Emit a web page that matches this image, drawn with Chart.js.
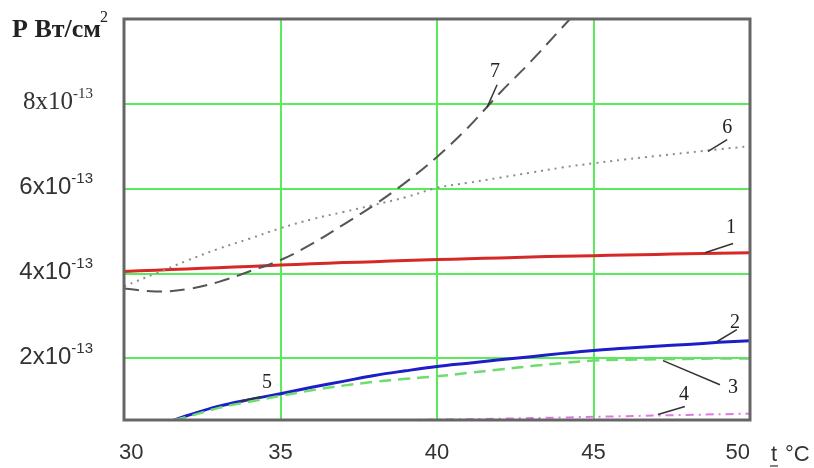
<!DOCTYPE html>
<html lang="ru">
<head>
  <meta charset="UTF-8">
  <title>P(t)</title>
  <script src="https://cdn.jsdelivr.net/npm/chart.js@4/dist/chart.umd.min.js"></script>
  <style>
    body { margin: 0; background: #fff; }
  </style>
</head>
<body>
  <canvas id="c" width="814" height="468"></canvas>
  <script>
    // values in units of 1e-13 W/cm2
    const tAll = [30, 31, 32, 33, 34, 35, 36, 37, 38, 39, 40, 41, 42, 43, 44, 45, 46, 47, 48, 49, 50];
    const p1 = [4.05, 4.08, 4.11, 4.14, 4.17, 4.2, 4.23, 4.26, 4.28, 4.31, 4.33, 4.35, 4.37, 4.39, 4.41, 4.42, 4.44, 4.45, 4.47, 4.48, 4.49];
    const p6 = [3.7, 4.0, 4.3, 4.58, 4.82, 5.07, 5.28, 5.45, 5.62, 5.8, 6.02, 6.14, 6.26, 6.38, 6.5, 6.6, 6.69, 6.77, 6.85, 6.93, 7.0];

    const t7 = [30, 31, 32, 33, 34, 35, 36, 37, 38, 39, 40, 41, 42, 43, 44, 45];
    const p7 = [3.65, 3.58, 3.63, 3.8, 4.05, 4.32, 4.7, 5.15, 5.62, 6.15, 6.75, 7.45, 8.25, 9.0, 9.8, 10.6];

    const t23 = [31.6, 32, 33, 34, 35, 36, 37, 38, 39, 40, 41, 42, 43, 44, 45, 46, 47, 48, 49, 50];
    const p2 = [0.55, 0.65, 0.87, 1.03, 1.17, 1.32, 1.46, 1.6, 1.71, 1.81, 1.89, 1.97, 2.04, 2.12, 2.19, 2.24, 2.29, 2.33, 2.38, 2.42];
    const p3 = [0.55, 0.62, 0.83, 0.98, 1.12, 1.25, 1.36, 1.45, 1.52, 1.58, 1.66, 1.74, 1.82, 1.89, 1.95, 1.97, 1.98, 1.99, 2.0, 2.0];

    const t4 = [39, 40, 42, 44, 46, 48, 50];
    const p4 = [0.55, 0.56, 0.58, 0.61, 0.64, 0.67, 0.7];

    const xTicks = [30, 35, 40, 45, 50];
    const yTicks = [2, 4, 6, 8];

    // curve numbers: text point and leader line, in data units
    const curveNames = ['1', '2', '3', '4', '5', '6', '7'];
    const nameAt = [[49.39, 5.08], [49.52, 2.85], [49.46, 1.32], [47.89, 1.15], [34.57, 1.43], [49.27, 7.44], [41.85, 8.76]];
    const leaderFrom = [[48.56, 4.49], [48.95, 2.4], [47.22, 1.95], [47.06, 0.68], [33.71, 1.0], [48.66, 6.88], [41.6, 7.92]];
    const leaderTo = [[49.46, 4.71], [49.58, 2.68], [49.04, 1.38], [47.92, 0.87], [34.41, 1.1], [49.27, 7.16], [41.92, 8.45]];

    function pts(xs, ys) {
      return xs.map((x, i) => ({ x: x, y: ys[i] }));
    }

    const frame = {
      id: 'frame',
      afterDatasetsDraw(chart) {
        const ctx = chart.ctx, a = chart.chartArea;
        const xs = chart.scales.x, ys = chart.scales.y;
        ctx.save();
        // leaders and numbers
        ctx.strokeStyle = '#333';
        ctx.lineWidth = 1.5;
        for (let i = 0; i < curveNames.length; i++) {
          ctx.beginPath();
          ctx.moveTo(xs.getPixelForValue(leaderFrom[i][0]), ys.getPixelForValue(leaderFrom[i][1]));
          ctx.lineTo(xs.getPixelForValue(leaderTo[i][0]), ys.getPixelForValue(leaderTo[i][1]));
          ctx.stroke();
        }
        ctx.fillStyle = '#222';
        ctx.font = '20px "Liberation Serif"';
        ctx.textAlign = 'center';
        ctx.textBaseline = 'middle';
        curveNames.forEach((n, i) => {
          ctx.fillText(n, xs.getPixelForValue(nameAt[i][0]), ys.getPixelForValue(nameAt[i][1]));
        });
        // plot border
        ctx.strokeStyle = '#666';
        ctx.lineWidth = 3;
        ctx.strokeRect(a.left, a.top, a.right - a.left, a.bottom - a.top);
        ctx.restore();
      },
      afterDraw(chart) {
        const ctx = chart.ctx;
        const xs = chart.scales.x, ys = chart.scales.y;
        ctx.save();
        ctx.fillStyle = '#333';
        // x tick labels
        ctx.font = '22px "Liberation Sans"';
        ctx.textBaseline = 'middle';
        xs.ticks.forEach((t, i) => {
          const px = xs.getPixelForValue(t.value);
          ctx.textAlign = i === 0 ? 'left' : (i === xs.ticks.length - 1 ? 'right' : 'center');
          ctx.fillText(String(t.value), px - (i === 0 ? 5 : 0), 453);
        });
        // y tick labels with exponent
        ys.ticks.forEach(t => {
          const py = ys.getPixelForValue(t.value) - 3;
          const serif = t.value === 8;
          const big = serif ? '25px "Liberation Serif"' : '24px "Liberation Sans"';
          const small = serif ? '15px "Liberation Serif"' : '15px "Liberation Sans"';
          const base = t.value + 'x10';
          ctx.font = small;
          const we = ctx.measureText('-13').width;
          ctx.font = big;
          const wb = ctx.measureText(base).width;
          const right = 93;
          ctx.textAlign = 'left';
          ctx.textBaseline = 'middle';
          ctx.fillText(base, right - we - wb, py + 2);
          ctx.font = small;
          ctx.fillText('-13', right - we, py - 7);
        });
        // axis titles
        ctx.fillStyle = '#222';
        ctx.textAlign = 'left';
        ctx.textBaseline = 'alphabetic';
        ctx.font = 'bold 26px "Liberation Serif"';
        ctx.fillText('P Вт/см', 12, 37);
        const w = ctx.measureText('P Вт/см').width;
        ctx.font = '16px "Liberation Serif"';
        ctx.fillText('2', 12 + w - 1, 22);
        ctx.fillStyle = '#333';
        ctx.font = '22px "Liberation Sans"';
        ctx.fillText('t', 771, 461);
        ctx.fillText('°C', 785, 461);
        ctx.strokeStyle = '#333';
        ctx.lineWidth = 1.2;
        ctx.beginPath();
        ctx.moveTo(770, 466);
        ctx.lineTo(778, 466);
        ctx.stroke();
        ctx.restore();
      }
    };

    const line = (label, data, color, width, dash) => ({
      label: label,
      data: data,
      borderColor: color,
      borderWidth: width,
      borderDash: dash,
      pointRadius: 0,
      fill: false,
      tension: 0.4
    });

    new Chart(document.getElementById('c'), {
      type: 'line',
      data: {
        datasets: [
          line('7', pts(t7, p7), 'rgb(85,85,85)', 2, [15, 8]),
          line('6', pts(tAll, p6), 'rgb(140,140,140)', 2, [2, 5]),
          line('4', pts(t4, p4), 'rgb(225,120,225)', 2, [8, 5, 2, 5]),
          line('3', pts(t23, p3), 'rgb(110,220,110)', 2.5, [12, 7]),
          line('2', pts(t23, p2), 'rgb(30,30,200)', 3, []),
          line('1', pts(tAll, p1), 'rgb(215,40,40)', 3, [])
        ]
      },
      options: {
        responsive: false,
        animation: false,
        devicePixelRatio: 1,
        layout: { padding: { left: 124, top: 19, right: 64, bottom: 48 } },
        plugins: { legend: { display: false }, tooltip: { enabled: false } },
        scales: {
          x: {
            type: 'linear',
            min: 30,
            max: 50,
            afterBuildTicks: s => { s.ticks = xTicks.map(v => ({ value: v })); },
            afterFit: s => { s.height = 0; },
            ticks: { display: false },
            border: { display: false },
            grid: { color: 'rgb(90,235,90)', lineWidth: 2, drawTicks: false }
          },
          y: {
            type: 'linear',
            min: 0.55,
            max: 10,
            afterBuildTicks: s => { s.ticks = yTicks.map(v => ({ value: v })); },
            afterFit: s => { s.width = 0; },
            ticks: { display: false },
            border: { display: false },
            grid: { color: 'rgb(90,235,90)', lineWidth: 2, drawTicks: false }
          }
        }
      },
      plugins: [frame]
    });
  </script>
</body>
</html>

_ _ _ _ _ _ _

Problem to work on: Write out every line of the listing that holds the word "with".

Response to the exercise:
Emit a web page that matches this image, drawn with Chart.js.
        // y tick labels with exponent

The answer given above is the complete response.